17 Minutes to Think

In a Twitter poll, senior Spencer Kaleko wins cross country MVP with more than 50 percent of the vote

Green and black Nikes laced, crouched at the start line, senior Spencer Kaleko reminds himself that everyone surrounding him is about to run the same course and experience the same difficulties. He tries to keep his “killer mentality,” ready to show off his training. Once the race begins, he’s in the zone.

“You’ve got 17 minutes to think about something,” Kaleko said. “A lot of the time a song gets stuck in my head and I’ll be one line of it for about a mile. That sucks. Other times, I’ll be like ‘Why do I run cross country?’ That pops into everyone’s head.”

Seventeen minutes later, the race is over —  a moment of relief. Kaleko claims that the end of a cross country race is the best feeling in the world. Some of his most satisfying memories were at the finish line. After meets, he enjoys breakfast with his family, then typically spends some time hanging out with his teammates.

“Without  there, I would not be where I am today”, Kaleko said. “A lot of guys on the team might be more dedicated than me. I don’t know if they realize it, but they are always pushing me and I’m always trying to catch up to them.”

Kaleko’s solid support system doesn’t end with his teammates though. He possesses an encouraging family that constantly urges him to prove what he can do.
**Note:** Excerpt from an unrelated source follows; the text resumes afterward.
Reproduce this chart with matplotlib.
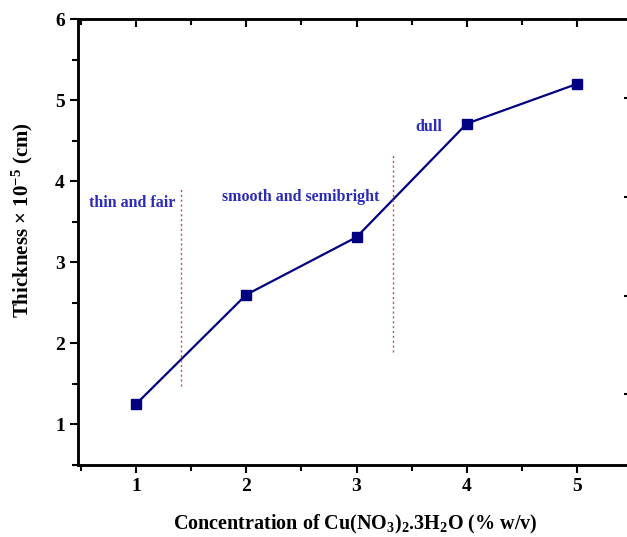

“It’s not being rude or forcing me to go out running, just asks me ‘Is this all you can do, are you doing everything you can?’” Kaleko said. “A lot of the time I know I’m not and he helps me realize that.”

Justin Stigge has been coaching Kaleko for a third of his life, beginning in middle school. Like his dad, Stigge helps Kaleko remain focused on his goals.

“Every kid, when they’re a seventh or eighth grader is squirrely and immature and Spencer was a typical seventh or eighth grader,” Stigge said. “He’s grown a lot since and now I think kids look to him as a leader for the team.”

With the help of Stigge and the other cross country coaches leading the team to success, the wrestling room has become a second home for Kaleko. He remembers meaningful conversations with teammates there. Spending time doing abs and pre-core exercises before taking 40 to 45 minutes to run outside is the norm for him.

“The streets around Northwest: I’ve run them a thousand times,” Kaleko said. “They’re like a home to me.”

The streets around Northwest, they’re like a home to me.”

— Spencer Kaleko

Considering that the world of sports has been a major piece of Kaleko’s life for so long, it’s no surprise that he hopes to pursue a career involving sports medicine.

“I want to be a physician’s assistant in the sports medicine world and, if possible, work for an athletic program, like a college or even a pro team,” Kaleko said. “That would be really cool. I want to enjoy my career, I don’t want to be stuck with a job that isn’t fun. No matter what I do, I know I’ll be a runner for life.”

Kaleko was voted cross-country MVP over juniors Gracie Goodpaster and Kiara Stamati, and sophomore Brian Harrell. A total of 298 votes were cast.